EU retail sales rose modestly in March: 0.3% mom and 0.9% yoy. That does not sound very impressive, and it isn’t, but the upward trend in retail sales is clear. And the Markit confidence measure for the retail sector rose strongly in April, reaching its highest level since this series was launched in 2011.
Industrial production eurozone countries
On a much less positive note, industrial production was weak in many eurozone countries in March. On a month-on-month basis, output fell 0.5% in Germany, 0.7% in France, 0.5% in Italy and even 3.8% in Holland, while it also posted hefty deteriorations on a yoy basis in Spain and Greece. Even the UK was unable to escape this development. Despite its recent almost neck-breaking pace of growth, output was down 0.1% mom. Ireland was one of the few odd ones out; industrial production was up 5.5% mom.
My problem is: how do I explain such weak output data across the board and yet maintain an optimistic view on the near-term outlook for the eurozone. The first point to make is that industrial production data can be volatile. That is not a particularly strong argument, however, as volatility in the data is unlikely to have hit all these countries at the same time and in the same direction. Perhaps more to the point, such European weakness is not consistent with a lot of the other data we are seeing. And, importantly, perhaps it reflects the earlier weakness in the US and in China. Another possibility is that the mild weather in Western Europe at the beginning of the year has flattered earlier data, leading to some payback in March. Whatever the case may be, this weak data is not enough to change our optimistic view. The upward trend of output growth remains intact.

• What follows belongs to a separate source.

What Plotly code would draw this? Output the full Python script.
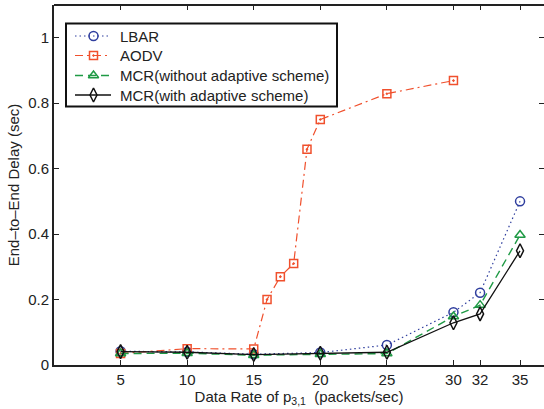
import plotly.graph_objects as go

# Data rate of p_{3,1} (packets/sec)
rates = [5, 10, 15, 20, 25, 30, 32, 35]
aodv_rates = [5, 10, 15, 16, 17, 18, 19, 20, 25, 30]

# End-to-end delay (sec)
lbar_delay = [0.042, 0.040, 0.033, 0.038, 0.061, 0.161, 0.221, 0.500]
aodv_delay = [0.035, 0.050, 0.049, 0.200, 0.270, 0.310, 0.659, 0.750, 0.829, 0.869]
mcr_no_adapt_delay = [0.035, 0.036, 0.030, 0.033, 0.035, 0.148, 0.183, 0.397]
mcr_adapt_delay = [0.041, 0.039, 0.032, 0.036, 0.039, 0.129, 0.156, 0.349]

series_names = ["LBAR", "AODV", "MCR(without adaptive scheme)", "MCR(with adaptive scheme)"]

x_ticks = [5, 10, 15, 20, 25, 30, 32, 35]
y_ticks = [0, 0.2, 0.4, 0.6, 0.8, 1.0]
y_tick_text = ["0", "0.2", "0.4", "0.6", "0.8", "1"]

FONT = "Liberation Sans, Arial, sans-serif"
AX = "#222222"
FS = 15

# plot area in pixels
W, H = 544, 409
ML, MR, MT, MB = 54, 0, 5, 44
PW, PH = W - ML - MR, H - MT - MB

styles = [
    dict(color="#2f3e9e", dash="1.5px,3px", width=1.2, symbol="circle-open", size=9),
    dict(color="#f0502d", dash="8px,4px,2px,4px", width=1.2, symbol="square-open-dot", size=8),
    dict(color="#1f9a45", dash="8px,5px", width=1.4, symbol="triangle-up-open", size=9),
    dict(color="#111111", dash="solid", width=1.3, symbol="diamond-tall-open", size=10),
]
series = [
    (rates, lbar_delay),
    (aodv_rates, aodv_delay),
    (rates, mcr_no_adapt_delay),
    (rates, mcr_adapt_delay),
]

fig = go.Figure()
for name, (xs, ys), st in zip(series_names, series, styles):
    fig.add_trace(go.Scatter(
        x=xs, y=ys, name=name, mode="lines+markers",
        line=dict(color=st["color"], width=st["width"], dash=st["dash"]),
        marker=dict(symbol=st["symbol"], size=st["size"], color=st["color"],
                    line=dict(width=1.5, color=st["color"])),
    ))

# helper trace so the mirrored tick axes (top / right) get drawn
fig.add_trace(go.Scatter(x=[None], y=[None], xaxis="x2", yaxis="y2",
                         showlegend=False, hoverinfo="skip"))

# legend key, drawn on a pixel-scaled overlay axis pair (x3/y3)
box_x0, box_x1, box_y0, box_y1 = 12, 283, 18.5, 101.5
row_y = [31, 50.5, 70.5, 90]
key_x0, key_xm, key_x1, text_x = 21, 39.5, 57, 63.5
annotations = []
for name, st, ry in zip(series_names, styles, row_y):
    fig.add_trace(go.Scatter(
        x=[key_x0, key_x1], y=[ry, ry], xaxis="x3", yaxis="y3", mode="lines",
        line=dict(color=st["color"], width=st["width"], dash=st["dash"]),
        showlegend=False, hoverinfo="skip"))
    fig.add_trace(go.Scatter(
        x=[key_xm], y=[ry], xaxis="x3", yaxis="y3", mode="markers",
        marker=dict(symbol=st["symbol"], size=st["size"], color=st["color"],
                    line=dict(width=1.5, color=st["color"])),
        showlegend=False, hoverinfo="skip"))
    annotations.append(dict(
        x=text_x, y=ry, xref="x3", yref="y3", text=name, showarrow=False,
        xanchor="left", yanchor="middle",
        font=dict(family=FONT, size=FS, color=AX)))

tick_common = dict(ticks="inside", ticklen=5, tickwidth=1, tickcolor=AX,
                   showgrid=False, zeroline=False)

fig.update_layout(
    width=W, height=H,
    margin=dict(l=ML, r=MR, t=MT, b=MB),
    paper_bgcolor="white", plot_bgcolor="white",
    font=dict(family=FONT, size=FS, color=AX),
    showlegend=False,
    xaxis=dict(
        range=[0, 36.8], tickmode="array", tickvals=x_ticks,
        showline=True, linecolor=AX, linewidth=2, mirror=False,
        tickfont=dict(family=FONT, size=FS, color=AX),
        title=dict(text="Data Rate of p<sub>3,1</sub>  (packets/sec)",
                   font=dict(family=FONT, size=FS, color=AX), standoff=3),
        **tick_common,
    ),
    yaxis=dict(
        range=[0, 1.1], tickmode="array", tickvals=y_ticks, ticktext=y_tick_text,
        showline=True, linecolor=AX, linewidth=2, mirror=False,
        tickfont=dict(family=FONT, size=FS, color=AX),
        title=dict(text="End\u2013to\u2013End Delay (sec)",
                   font=dict(family=FONT, size=FS, color=AX), standoff=5),
        **tick_common,
    ),
    xaxis2=dict(overlaying="x", side="top", matches="x", tickmode="array",
                tickvals=x_ticks, showticklabels=False, showline=False, **tick_common),
    yaxis2=dict(overlaying="y", side="right", matches="y", tickmode="array",
                tickvals=y_ticks, showticklabels=False, showline=False, **tick_common),
    xaxis3=dict(overlaying="x", range=[0, PW], visible=False, fixedrange=True),
    yaxis3=dict(overlaying="y", range=[PH, 0], visible=False, fixedrange=True),
    shapes=[
        dict(type="line", xref="paper", yref="paper", x0=0, x1=1, y0=1, y1=1,
             line=dict(color=AX, width=2)),
        dict(type="rect", xref="x3", yref="y3", x0=box_x0, x1=box_x1,
             y0=box_y0, y1=box_y1, line=dict(color="#111111", width=2),
             fillcolor="white", layer="below"),
    ],
    annotations=annotations,
)

fig.write_html("out.html")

At his monthly press conference, ECB President Mario Draghi said that the ECB is comfortable with changing its policy stance next month when it will have seen new staff projections for the eurozone economy. This raises three questions: why would they act, what action will they take and what might those new staff projections say?
Starting with the last question, we think the ECB economists might raise their growth forecasts a little but lower their inflation forecasts, particularly the short-term inflation forecasts. This might explain why the ECB would do anything in the first place. Draghi was very explicit on the issue. The strength of the euro is a concern against the background of low inflation. That concern must increase if one lowers the inflation forecast. Looking at the various possible policy options, we believe that an interest rate cut is the most likely action. This will bring the deposit rate - the rate banks are paid for holding money at the ECB - into negative territory. Another possibility is that the ECB will launch a ‘credit easing’ programme in which they commit to purchasing a certain amount of Asset Backed Securities. We think it likely that such a programme will be employed, but probably not in June. And it will be of modest size relative to the full-blown quantitative easing the US Fed has undertaken. The possibility of large-scale quantitative easing by the ECB through buying large amounts of government bonds is still the least likely option.
Some commentators have noted that Draghi is often long on words, but short on action and they are wondering if Draghi will ‘drag’ his heels in June. This is very unlikely in my view. The ECB has really put itself in a tight corner this time. Non-action in June after such a strong commitment would possibly lead to a significant rise in the euro, so the whole exercise would be completely counterproductive. Therefore, we feel that the likelihood of ECB action in June, in particular a rate cut, is extremely high.
A day before the ECB governing council met, Fed chair Yellen testified to the US Congress. The Fed is involved in a clear policy of tapering its asset purchases and everything is going according to plan here. So Yellen’s comments were not particularly important to the immediate policy outlook. Instead, her statement must be seen in the light of policy questions further into the future. She focussed some of her remarks on housing. This sector was one of the main drivers of the recovery until borrowing costs started rising in May last year. It goes too far to argue that the housing market is weak now, but it certainly is less strong than it was a year ago. A further rise in borrowing costs may weaken the housing market further and undermine the overall economy. This is not a risk the Fed wants to take. Another issue Yellen raised was that while unemployment has fallen, it remains well above an acceptable level. As long as unemployment is above this acceptable level, the Yellen-Fed will be willing to provide monetary stimulus. I read Yellen’s testimony as an effort to provide comfort to markets that the Fed will not actually tighten policy for a long time yet. This, in turn, is aimed at trying to keep borrowing costs along the yield curve low, a plan that seems to be working very well indeed!